**REQUIRED TASK:** Transcribe the lines below verbatim, skipping the images.

**MATERIAL:**
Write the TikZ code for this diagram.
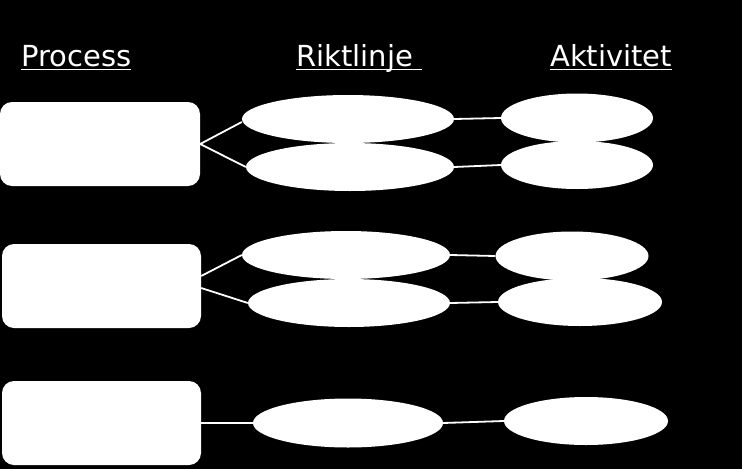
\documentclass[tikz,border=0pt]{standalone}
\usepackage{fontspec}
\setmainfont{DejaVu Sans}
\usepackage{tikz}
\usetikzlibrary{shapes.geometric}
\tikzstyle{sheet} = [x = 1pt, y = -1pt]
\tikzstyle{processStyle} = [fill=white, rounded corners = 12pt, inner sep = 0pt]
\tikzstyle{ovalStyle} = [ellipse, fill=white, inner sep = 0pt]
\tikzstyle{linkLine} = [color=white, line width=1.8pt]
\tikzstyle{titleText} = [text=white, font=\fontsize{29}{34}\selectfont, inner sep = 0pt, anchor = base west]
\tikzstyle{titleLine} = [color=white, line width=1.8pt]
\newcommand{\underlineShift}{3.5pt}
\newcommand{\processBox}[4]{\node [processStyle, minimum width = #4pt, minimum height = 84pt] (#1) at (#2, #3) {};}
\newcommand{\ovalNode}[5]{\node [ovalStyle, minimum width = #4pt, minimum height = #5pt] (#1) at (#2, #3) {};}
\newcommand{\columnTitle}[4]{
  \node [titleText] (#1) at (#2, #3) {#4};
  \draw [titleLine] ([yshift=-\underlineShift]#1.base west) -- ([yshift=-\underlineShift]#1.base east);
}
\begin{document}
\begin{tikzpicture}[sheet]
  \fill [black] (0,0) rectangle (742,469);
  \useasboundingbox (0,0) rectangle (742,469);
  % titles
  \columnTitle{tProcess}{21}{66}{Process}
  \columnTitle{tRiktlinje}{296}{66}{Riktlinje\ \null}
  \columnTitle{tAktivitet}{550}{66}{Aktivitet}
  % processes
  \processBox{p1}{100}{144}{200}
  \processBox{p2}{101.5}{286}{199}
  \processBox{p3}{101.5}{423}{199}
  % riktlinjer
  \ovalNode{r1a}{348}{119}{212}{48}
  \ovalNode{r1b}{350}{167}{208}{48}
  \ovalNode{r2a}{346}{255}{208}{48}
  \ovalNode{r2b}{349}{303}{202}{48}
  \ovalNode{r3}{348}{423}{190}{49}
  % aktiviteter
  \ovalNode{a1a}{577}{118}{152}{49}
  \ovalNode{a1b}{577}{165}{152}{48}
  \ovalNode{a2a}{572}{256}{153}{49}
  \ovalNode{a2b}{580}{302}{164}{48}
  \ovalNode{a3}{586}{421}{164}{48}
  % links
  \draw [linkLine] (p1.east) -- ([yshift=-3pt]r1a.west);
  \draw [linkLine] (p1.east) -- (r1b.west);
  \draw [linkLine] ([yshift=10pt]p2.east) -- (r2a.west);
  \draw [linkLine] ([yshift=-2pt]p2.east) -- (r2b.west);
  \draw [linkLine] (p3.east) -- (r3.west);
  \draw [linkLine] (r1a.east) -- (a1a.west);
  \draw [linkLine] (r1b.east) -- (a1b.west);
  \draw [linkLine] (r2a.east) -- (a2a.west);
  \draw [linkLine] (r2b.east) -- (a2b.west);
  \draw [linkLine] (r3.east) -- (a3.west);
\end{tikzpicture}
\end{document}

**ANSWER TO THIS TASK:**
Write the TikZ code for this diagram.
\documentclass[tikz,border=0pt]{standalone}
\usepackage{fontspec}
\setmainfont{DejaVu Sans}
\usepackage{tikz}
\usetikzlibrary{shapes.geometric}
\tikzstyle{sheet} = [x = 1pt, y = -1pt]
\tikzstyle{processStyle} = [fill=white, rounded corners = 12pt, inner sep = 0pt]
\tikzstyle{ovalStyle} = [ellipse, fill=white, inner sep = 0pt]
\tikzstyle{linkLine} = [color=white, line width=1.8pt]
\tikzstyle{titleText} = [text=white, font=\fontsize{29}{34}\selectfont, inner sep = 0pt, anchor = base west]
\tikzstyle{titleLine} = [color=white, line width=1.8pt]
\newcommand{\underlineShift}{3.5pt}
\newcommand{\processBox}[4]{\node [processStyle, minimum width = #4pt, minimum height = 84pt] (#1) at (#2, #3) {};}
\newcommand{\ovalNode}[5]{\node [ovalStyle, minimum width = #4pt, minimum height = #5pt] (#1) at (#2, #3) {};}
\newcommand{\columnTitle}[4]{
  \node [titleText] (#1) at (#2, #3) {#4};
  \draw [titleLine] ([yshift=-\underlineShift]#1.base west) -- ([yshift=-\underlineShift]#1.base east);
}
\begin{document}
\begin{tikzpicture}[sheet]
  \fill [black] (0,0) rectangle (742,469);
  \useasboundingbox (0,0) rectangle (742,469);
  % titles
  \columnTitle{tProcess}{21}{66}{Process}
  \columnTitle{tRiktlinje}{296}{66}{Riktlinje\ \null}
  \columnTitle{tAktivitet}{550}{66}{Aktivitet}
  % processes
  \processBox{p1}{100}{144}{200}
  \processBox{p2}{101.5}{286}{199}
  \processBox{p3}{101.5}{423}{199}
  % riktlinjer
  \ovalNode{r1a}{348}{119}{212}{48}
  \ovalNode{r1b}{350}{167}{208}{48}
  \ovalNode{r2a}{346}{255}{208}{48}
  \ovalNode{r2b}{349}{303}{202}{48}
  \ovalNode{r3}{348}{423}{190}{49}
  % aktiviteter
  \ovalNode{a1a}{577}{118}{152}{49}
  \ovalNode{a1b}{577}{165}{152}{48}
  \ovalNode{a2a}{572}{256}{153}{49}
  \ovalNode{a2b}{580}{302}{164}{48}
  \ovalNode{a3}{586}{421}{164}{48}
  % links
  \draw [linkLine] (p1.east) -- ([yshift=-3pt]r1a.west);
  \draw [linkLine] (p1.east) -- (r1b.west);
  \draw [linkLine] ([yshift=10pt]p2.east) -- (r2a.west);
  \draw [linkLine] ([yshift=-2pt]p2.east) -- (r2b.west);
  \draw [linkLine] (p3.east) -- (r3.west);
  \draw [linkLine] (r1a.east) -- (a1a.west);
  \draw [linkLine] (r1b.east) -- (a1b.west);
  \draw [linkLine] (r2a.east) -- (a2a.west);
  \draw [linkLine] (r2b.east) -- (a2b.west);
  \draw [linkLine] (r3.east) -- (a3.west);
\end{tikzpicture}
\end{document}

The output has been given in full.